Another feature of this exhibition that adds to its eclectic nature is the re-emergence of painting. The popularity of painting in contemporary art has been on the wane over the past several years as artists have been more interested in exploring new media such as video and sound programs. While video and sound do compose a large portion of the exhibition, about a third of the exhibitors are painters. It seems as though painting is beginning to break away from its stigma as being an out-dated medium.

Margaret Barron turns painting into something new by exhibiting a series of 15 paintings on adhesive vinyl tape displayed both inside and outside the gallery completely unprotected. Meanwhile Ivan Davenport displays “Untitled, Poured Lines” (2003), his largest painting to date. Davenport squirts household paint out of a syringe from the top of the gallery wall and allows it to drip down in lines.

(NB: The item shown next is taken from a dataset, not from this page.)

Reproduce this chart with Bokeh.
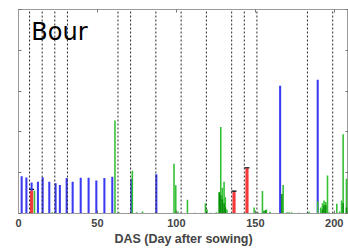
from bokeh.plotting import figure
from bokeh.models import (ColumnDataSource, Whisker, TeeHead, LinearAxis,
                          FixedTicker, Label, Range1d)
from bokeh.embed import file_html
from bokeh.resources import INLINE

# ---- data ----
x_ticks = [0, 50, 100, 150, 200]
y_ticks = [0, 1, 2, 3, 4, 5]

# 8-day marker lines (DAS)
marker_days = [7, 15, 23, 31, 63, 71, 87, 103, 119, 135, 143, 151, 183, 199]

# blue bars
blue_days = [2, 5, 8.3, 12.3, 15.3, 19.5, 23.5, 26.2, 30.5, 34.3, 39.4, 44.4,
             49.3, 54.4, 59.4, 71.5, 87.3, 165.7, 189.5]
blue_vals = [0.91, 0.88, 0.76, 0.78, 0.89, 0.78, 0.74, 0.70, 0.87, 0.78, 0.875,
             0.875, 0.81, 0.87, 0.90, 0.85, 0.96, 3.13, 3.28]

# light green bars
green_days = [10.1, 21.4, 61.1, 63.6, 72.1, 74.8, 78.5, 98.5, 99.6, 101, 107,
              111.6, 118.4, 119.4, 121.7, 125.3, 127.2, 128.1, 129.1, 130.2,
              131.0, 132, 149.2, 154.5, 157, 159.3, 167.6, 170, 171.4, 173,
              177.7, 184, 189.5, 191.4, 192.5, 193.5, 194.6, 195.7, 196.7,
              200, 201.6, 203.5, 204.6, 205.6, 207.7]
green_vals = [0.56, 0.03, 2.28, 0.03, 1.05, 0.03, 0.05, 1.22, 0.69, 0.05, 0.34,
              0.02, 0.25, 0.10, 0.02, 0.03, 0.52, 2.12, 0.63, 0.78,
              0.40, 0.10, 0.15, 0.55, 0.10, 0.04, 0.70, 0.03, 0.03, 0.03,
              0.02, 0.04, 0.30, 0.15, 0.25, 0.32, 0.28, 0.93, 0.03,
              0.03, 0.24, 0.05, 0.32, 1.94, 0.85]

# dark green bars
dgreen_days = [99.9, 127.2, 128.1, 129.1, 130.2, 131.0, 151.5, 155.5, 156.5,
               166.8, 192.5, 193.5, 194.6, 205.6, 207.7]
dgreen_vals = [0.05, 0.52, 0.45, 0.35, 0.25, 0.15, 0.03, 0.07, 0.08,
               0.48, 0.10, 0.20, 0.20, 0.25, 0.15]

# red bars with error bars
red_days = [8.3, 136.5, 144.7]
red_vals = [0.56, 0.52, 1.10]
red_err = [0.03, 0.03, 0.02]

# ---- figure ----
p = figure(frame_width=330, frame_height=204,
           x_range=Range1d(0, 209), y_range=Range1d(0, 5),
           output_backend="svg", toolbar_location=None,
           min_border_left=18, min_border_right=0,
           min_border_top=9, min_border_bottom=37)
p.xgrid.visible = False
p.ygrid.visible = False
p.outline_line_color = "#9a9a9a"
p.background_fill_color = "white"
p.border_fill_color = "white"

# bars
p.vbar(x=blue_days, top=blue_vals, width=1.3, bottom=0,
       fill_color="#3a3af2", line_color=None)
p.vbar(x=green_days, top=green_vals, width=1.0, bottom=0,
       fill_color="#34c034", line_color=None)
p.vbar(x=dgreen_days, top=dgreen_vals, width=1.0, bottom=0,
       fill_color="#0a8f0a", line_color=None)
p.vbar(x=red_days, top=red_vals, width=2.0, bottom=0,
       fill_color="#f23a3a", line_color=None)

upper = [v + e for v, e in zip(red_vals, red_err)]
lower = [v - e for v, e in zip(red_vals, red_err)]
wsrc = ColumnDataSource(data=dict(base=red_days, upper=upper, lower=lower))
p.add_layout(Whisker(base="base", upper="upper", lower="lower", source=wsrc,
                     line_color="black", line_width=1,
                     upper_head=TeeHead(size=5, line_color="black", line_width=1.2),
                     lower_head=None))

# dotted marker lines
p.segment(x0=marker_days, y0=[0] * len(marker_days),
          x1=marker_days, y1=[5] * len(marker_days),
          line_color="#2a2a2a", line_width=1, line_dash="2 2")

# site label
p.add_layout(Label(x=8.1, y=4.46, text="Bour", text_font="DejaVu Sans",
                   text_font_size="24px", text_baseline="alphabetic",
                   text_color="black"))

# axes
xa = p.xaxis[0]
xa.ticker = FixedTicker(ticks=x_ticks)
xa.axis_label = "DAS (Day after sowing)"
xa.axis_label_text_font = "Liberation Sans"
xa.axis_label_text_font_style = "bold"
xa.axis_label_text_font_size = "12.5px"
xa.axis_label_standoff = 2
xa.major_label_text_font = "Liberation Sans"
xa.major_label_text_font_style = "bold"
xa.major_label_text_font_size = "11px"
xa.major_label_standoff = 5
xa.major_tick_in = 3
xa.major_tick_out = 0
xa.minor_tick_line_color = None
xa.axis_line_color = "#9a9a9a"
xa.major_tick_line_color = "#777777"

ya = p.yaxis[0]
ya.ticker = FixedTicker(ticks=y_ticks)
ya.major_label_text_font_size = "1px"
ya.major_label_text_alpha = 0
ya.major_label_standoff = 0
ya.major_tick_in = 3
ya.major_tick_out = 0
ya.minor_tick_line_color = None
ya.axis_line_color = "#9a9a9a"
ya.major_tick_line_color = "#777777"

top_ax = LinearAxis(ticker=FixedTicker(ticks=x_ticks),
                    major_label_text_font_size="1px",
                    major_label_text_alpha=0, major_label_standoff=0,
                    major_tick_in=3, major_tick_out=0,
                    minor_tick_line_color=None, axis_line_color="#9a9a9a",
                    major_tick_line_color="#777777")
p.add_layout(top_ax, "above")
right_ax = LinearAxis(ticker=FixedTicker(ticks=y_ticks),
                      major_label_text_font_size="1px",
                      major_label_text_alpha=0, major_label_standoff=0,
                      major_tick_in=3, major_tick_out=0,
                      minor_tick_line_color=None, axis_line_color="#9a9a9a",
                      major_tick_line_color="#777777")
p.add_layout(right_ax, "right")

open("out.html", "w").write(file_html(p, INLINE))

Although there are no lofty pretexts to this exhibition, the curators are not just throwing together random works under the vague title Days Like These. Indeed this exhibition is quite liberating in the respect that it displays works of differing media under the context of contemporary British art. We are not being forced to believe that videos are the only progressive form of contemporary art or that painting is dated or purely decorative. For the most part Days Like These stays away from the trendy sensationalism that characterizes most of the contemporary British art world.

“That is why the title Days Like These seemed so appropriate,” said Nesbitt as quoted by The Guardian. “Because it is not about something necessarily extraordinary, about art claiming a special case for itself. It is much more about art being a way of experiencing the here and now. So there is a kind of ordinariness there but also the possibility of reverie and discovery.”

Days Like These shows at the Tate Triennial Exhibition of Contemporary British Art 2003, Tate Britain, London SW1, until May 26.